Otro autor, Carlos Somigliana (Amarillo), se cuestiona: "¿Llevar el teatro a sectores no tradicionales? No sé, no estoy seguro de los resultados que pueda provocar en ese público; es más, pienso que la cultura no le interesa, toda vez que ésta ha sido para ellos un instrumento de domesticación". Y medita: "Tengo dudas, pero el tema me preocupa desde un punto de vista personal. Yo tengo más clara mi necesidad de ellos, que la posibilidad de que ellos tengan necesidad de mí".

CIERRE DE IMPORTACIONES. "He cerrado la importación de obras extranjeras, que únicamente me interesan como lector o espectador —enuncia con firmeza David Stivel, cacique del clan que ha adoptado su nombre como divisa de combate—. No deseo sino dirigir teatro argentino.

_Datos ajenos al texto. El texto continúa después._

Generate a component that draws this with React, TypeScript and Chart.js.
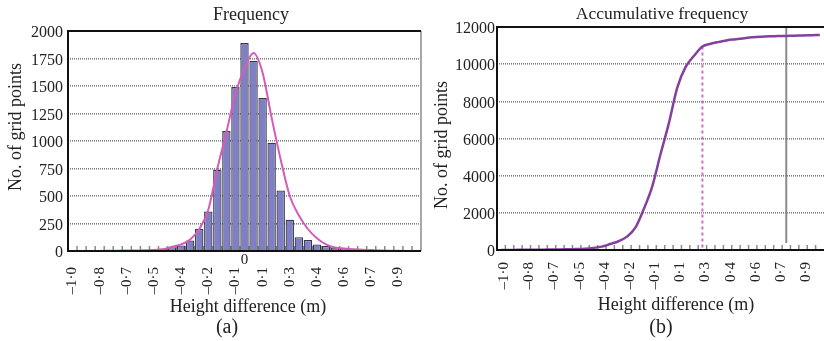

En materia autoral, no necesitamos genios: sí, trabajar juntos, plantearnos lo más posible nuestros problemas reales, en procura de lograr lo que el teatro aporte a la modificación de la sociedad".
Monti profesa su fe: "El teatro ya no es ese oficio artístico de hacer bien cualquier cosa, fundamentalmente obras ya probadas, sino aferrar las puntas que han surgido de un teatro nuestro, auténtico, comprometido". A punto de sumergirse también él, con su incesante Hablemos a calzón quitado, en las posibilidades de la calle Corrientes (el Astral), Guillermo Gentile supone que "en el vasto panorama de la búsqueda actual, se ha perdido al destinatario, el público; no critico ni invalido toda esa búsqueda, pero entiendo que en muchos aspectos no le interesa a nadie, excepto a quienes la hacen". Lo importante es que hay unanimidad en cuanto al apoyo del autor argentino: con él, los actores se encuentran a sí mismos, se cuestionan a sí mismos, se conocen más a sí mismos; y los directores invocan más o menos las mismas razones, y todos sienten que de esta manera logran un contacto más vital e íntimo con el espectador. Contacto del cual, según Halac, surge "un cambio que modifica la conciencia del espectador y del espectáculo; eso es hacer historia".